Stated exercise -
Exactly the lines from the start of the data below through the line that contains "import seaborn as sns" are to be copied, with pictures left out.

Source material -
(begin)
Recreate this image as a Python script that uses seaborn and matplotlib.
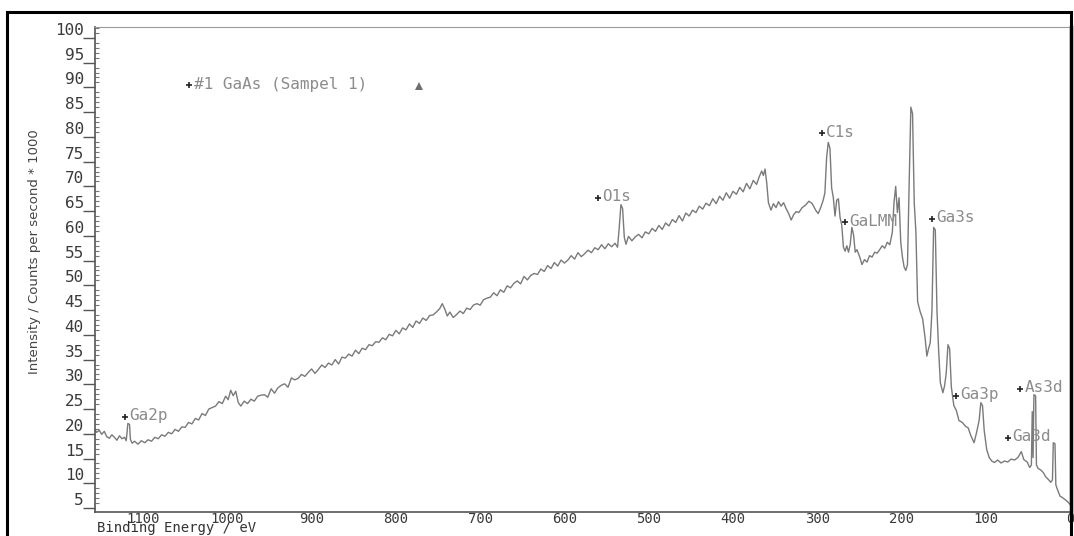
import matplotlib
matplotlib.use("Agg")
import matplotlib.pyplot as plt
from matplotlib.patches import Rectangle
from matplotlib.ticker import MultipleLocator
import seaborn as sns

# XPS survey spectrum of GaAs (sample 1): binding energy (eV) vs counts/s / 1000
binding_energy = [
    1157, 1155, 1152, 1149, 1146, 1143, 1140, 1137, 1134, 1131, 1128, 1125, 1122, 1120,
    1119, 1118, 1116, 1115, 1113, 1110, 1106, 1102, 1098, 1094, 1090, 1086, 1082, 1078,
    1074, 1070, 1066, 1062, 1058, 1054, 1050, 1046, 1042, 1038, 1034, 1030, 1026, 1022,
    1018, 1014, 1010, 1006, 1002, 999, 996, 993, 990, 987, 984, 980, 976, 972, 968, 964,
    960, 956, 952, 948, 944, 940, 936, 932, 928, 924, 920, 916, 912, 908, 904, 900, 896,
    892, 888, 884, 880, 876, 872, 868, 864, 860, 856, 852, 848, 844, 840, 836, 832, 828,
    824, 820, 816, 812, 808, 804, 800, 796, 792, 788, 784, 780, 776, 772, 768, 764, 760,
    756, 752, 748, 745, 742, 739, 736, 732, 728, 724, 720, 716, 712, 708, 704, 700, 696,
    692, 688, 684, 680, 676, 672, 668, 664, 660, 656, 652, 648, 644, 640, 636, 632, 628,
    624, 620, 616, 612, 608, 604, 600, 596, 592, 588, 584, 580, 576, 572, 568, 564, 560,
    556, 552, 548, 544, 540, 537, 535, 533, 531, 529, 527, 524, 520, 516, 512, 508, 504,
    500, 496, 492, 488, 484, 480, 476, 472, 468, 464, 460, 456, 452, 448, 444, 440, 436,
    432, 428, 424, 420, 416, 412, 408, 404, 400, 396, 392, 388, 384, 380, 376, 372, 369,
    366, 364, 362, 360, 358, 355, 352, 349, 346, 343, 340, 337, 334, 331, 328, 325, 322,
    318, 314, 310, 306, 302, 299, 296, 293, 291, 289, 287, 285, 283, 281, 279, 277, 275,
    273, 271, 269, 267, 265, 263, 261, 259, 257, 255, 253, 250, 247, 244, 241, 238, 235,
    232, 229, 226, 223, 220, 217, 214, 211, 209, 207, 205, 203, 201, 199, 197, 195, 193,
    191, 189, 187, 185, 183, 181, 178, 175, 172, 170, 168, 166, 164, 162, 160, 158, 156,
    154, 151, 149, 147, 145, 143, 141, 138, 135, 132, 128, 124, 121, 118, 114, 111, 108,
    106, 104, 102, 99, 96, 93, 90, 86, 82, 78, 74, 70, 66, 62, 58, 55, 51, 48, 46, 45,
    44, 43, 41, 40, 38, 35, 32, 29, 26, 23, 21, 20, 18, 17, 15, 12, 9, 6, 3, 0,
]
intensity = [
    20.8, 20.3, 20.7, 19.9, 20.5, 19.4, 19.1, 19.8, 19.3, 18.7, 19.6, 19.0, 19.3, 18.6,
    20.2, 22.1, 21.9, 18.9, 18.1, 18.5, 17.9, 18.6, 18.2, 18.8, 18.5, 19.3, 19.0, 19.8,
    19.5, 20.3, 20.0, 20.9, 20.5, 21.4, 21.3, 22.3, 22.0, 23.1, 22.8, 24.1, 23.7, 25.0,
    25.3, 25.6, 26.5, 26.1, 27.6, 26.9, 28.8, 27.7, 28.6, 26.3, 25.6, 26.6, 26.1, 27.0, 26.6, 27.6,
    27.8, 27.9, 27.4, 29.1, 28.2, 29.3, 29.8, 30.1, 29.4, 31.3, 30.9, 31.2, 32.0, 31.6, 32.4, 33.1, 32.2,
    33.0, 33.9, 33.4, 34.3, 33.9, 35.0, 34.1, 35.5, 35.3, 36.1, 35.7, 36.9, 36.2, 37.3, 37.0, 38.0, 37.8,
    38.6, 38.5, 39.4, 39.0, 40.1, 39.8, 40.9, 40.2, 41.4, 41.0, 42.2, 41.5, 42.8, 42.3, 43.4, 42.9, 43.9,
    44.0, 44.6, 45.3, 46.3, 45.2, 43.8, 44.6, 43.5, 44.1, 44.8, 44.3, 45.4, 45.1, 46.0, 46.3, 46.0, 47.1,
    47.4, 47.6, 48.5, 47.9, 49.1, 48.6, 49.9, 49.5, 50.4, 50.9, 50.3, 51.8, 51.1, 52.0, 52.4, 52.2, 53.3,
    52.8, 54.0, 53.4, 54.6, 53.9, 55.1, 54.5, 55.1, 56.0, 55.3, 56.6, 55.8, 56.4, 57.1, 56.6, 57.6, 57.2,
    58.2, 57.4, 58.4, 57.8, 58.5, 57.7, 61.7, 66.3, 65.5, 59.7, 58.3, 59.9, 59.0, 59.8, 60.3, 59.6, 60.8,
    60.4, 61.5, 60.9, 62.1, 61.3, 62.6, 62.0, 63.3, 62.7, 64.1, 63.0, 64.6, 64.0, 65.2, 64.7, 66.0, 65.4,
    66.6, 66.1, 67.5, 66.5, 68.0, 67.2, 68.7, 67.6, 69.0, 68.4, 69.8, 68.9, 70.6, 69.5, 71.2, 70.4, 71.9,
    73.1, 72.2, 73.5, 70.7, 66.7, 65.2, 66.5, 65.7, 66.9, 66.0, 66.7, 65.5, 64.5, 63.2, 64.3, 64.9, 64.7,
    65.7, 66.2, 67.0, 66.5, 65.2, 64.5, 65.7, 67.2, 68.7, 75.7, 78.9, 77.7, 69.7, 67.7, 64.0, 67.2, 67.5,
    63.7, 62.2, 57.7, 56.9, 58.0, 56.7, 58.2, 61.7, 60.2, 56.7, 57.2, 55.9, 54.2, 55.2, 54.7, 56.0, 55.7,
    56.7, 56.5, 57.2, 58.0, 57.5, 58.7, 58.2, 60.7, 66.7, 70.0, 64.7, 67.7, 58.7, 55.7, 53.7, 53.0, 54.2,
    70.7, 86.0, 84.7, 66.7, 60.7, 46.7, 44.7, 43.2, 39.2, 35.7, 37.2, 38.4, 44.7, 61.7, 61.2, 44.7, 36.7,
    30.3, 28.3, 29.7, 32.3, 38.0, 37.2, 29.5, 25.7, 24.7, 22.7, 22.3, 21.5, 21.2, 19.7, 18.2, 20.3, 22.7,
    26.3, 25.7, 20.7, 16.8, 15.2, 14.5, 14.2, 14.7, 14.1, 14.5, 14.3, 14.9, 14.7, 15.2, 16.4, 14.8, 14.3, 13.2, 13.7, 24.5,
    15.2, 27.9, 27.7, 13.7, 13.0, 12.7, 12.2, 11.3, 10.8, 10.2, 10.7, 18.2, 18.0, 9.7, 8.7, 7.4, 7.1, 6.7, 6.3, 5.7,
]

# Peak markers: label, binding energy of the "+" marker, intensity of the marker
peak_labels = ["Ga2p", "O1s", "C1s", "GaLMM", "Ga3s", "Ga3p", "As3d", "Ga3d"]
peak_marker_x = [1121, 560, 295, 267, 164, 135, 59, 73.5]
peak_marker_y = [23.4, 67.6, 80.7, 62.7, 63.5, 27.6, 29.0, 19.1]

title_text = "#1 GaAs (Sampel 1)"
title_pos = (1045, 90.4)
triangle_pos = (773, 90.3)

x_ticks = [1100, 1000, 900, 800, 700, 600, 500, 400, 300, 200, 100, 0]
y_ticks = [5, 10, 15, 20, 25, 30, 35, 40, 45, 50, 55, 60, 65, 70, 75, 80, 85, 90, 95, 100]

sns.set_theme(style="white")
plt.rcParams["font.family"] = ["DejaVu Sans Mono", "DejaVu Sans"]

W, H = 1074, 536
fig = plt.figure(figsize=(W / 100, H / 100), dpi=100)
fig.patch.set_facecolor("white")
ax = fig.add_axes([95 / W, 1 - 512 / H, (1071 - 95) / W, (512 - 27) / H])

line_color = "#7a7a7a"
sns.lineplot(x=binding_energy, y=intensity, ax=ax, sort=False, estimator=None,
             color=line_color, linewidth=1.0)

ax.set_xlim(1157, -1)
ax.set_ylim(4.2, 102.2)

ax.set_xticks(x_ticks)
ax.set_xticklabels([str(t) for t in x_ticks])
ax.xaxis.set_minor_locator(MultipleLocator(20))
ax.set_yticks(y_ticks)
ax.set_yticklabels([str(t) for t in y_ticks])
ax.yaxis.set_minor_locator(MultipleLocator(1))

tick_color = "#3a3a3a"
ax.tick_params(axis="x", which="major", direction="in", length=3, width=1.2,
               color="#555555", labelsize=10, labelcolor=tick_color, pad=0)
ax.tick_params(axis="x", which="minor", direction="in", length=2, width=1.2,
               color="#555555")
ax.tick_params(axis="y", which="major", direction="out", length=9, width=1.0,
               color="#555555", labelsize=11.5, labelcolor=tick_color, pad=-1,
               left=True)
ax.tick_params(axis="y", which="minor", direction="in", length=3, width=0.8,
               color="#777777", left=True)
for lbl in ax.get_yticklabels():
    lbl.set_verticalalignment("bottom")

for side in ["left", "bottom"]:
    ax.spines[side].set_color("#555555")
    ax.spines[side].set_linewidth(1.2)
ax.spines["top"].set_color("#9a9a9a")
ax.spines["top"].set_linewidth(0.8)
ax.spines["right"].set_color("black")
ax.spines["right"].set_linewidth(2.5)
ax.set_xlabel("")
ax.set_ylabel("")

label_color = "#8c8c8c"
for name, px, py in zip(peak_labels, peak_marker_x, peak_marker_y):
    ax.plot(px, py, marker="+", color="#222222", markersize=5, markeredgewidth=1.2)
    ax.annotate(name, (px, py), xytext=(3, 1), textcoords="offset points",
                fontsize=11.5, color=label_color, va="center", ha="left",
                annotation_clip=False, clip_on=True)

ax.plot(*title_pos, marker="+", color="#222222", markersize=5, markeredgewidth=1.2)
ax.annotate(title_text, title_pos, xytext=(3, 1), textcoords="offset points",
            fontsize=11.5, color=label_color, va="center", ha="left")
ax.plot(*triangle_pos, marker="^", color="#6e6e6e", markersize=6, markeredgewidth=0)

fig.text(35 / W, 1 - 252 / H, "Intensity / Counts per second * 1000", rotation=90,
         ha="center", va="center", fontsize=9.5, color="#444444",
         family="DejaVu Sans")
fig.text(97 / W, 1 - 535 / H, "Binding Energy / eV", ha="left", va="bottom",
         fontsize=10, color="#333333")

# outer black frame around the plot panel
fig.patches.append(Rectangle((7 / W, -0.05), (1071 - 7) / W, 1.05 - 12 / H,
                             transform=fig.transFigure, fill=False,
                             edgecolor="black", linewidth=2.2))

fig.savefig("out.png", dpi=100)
(end)
Reply -
Recreate this image as a Python script that uses seaborn and matplotlib.
import matplotlib
matplotlib.use("Agg")
import matplotlib.pyplot as plt
from matplotlib.patches import Rectangle
from matplotlib.ticker import MultipleLocator
import seaborn as sns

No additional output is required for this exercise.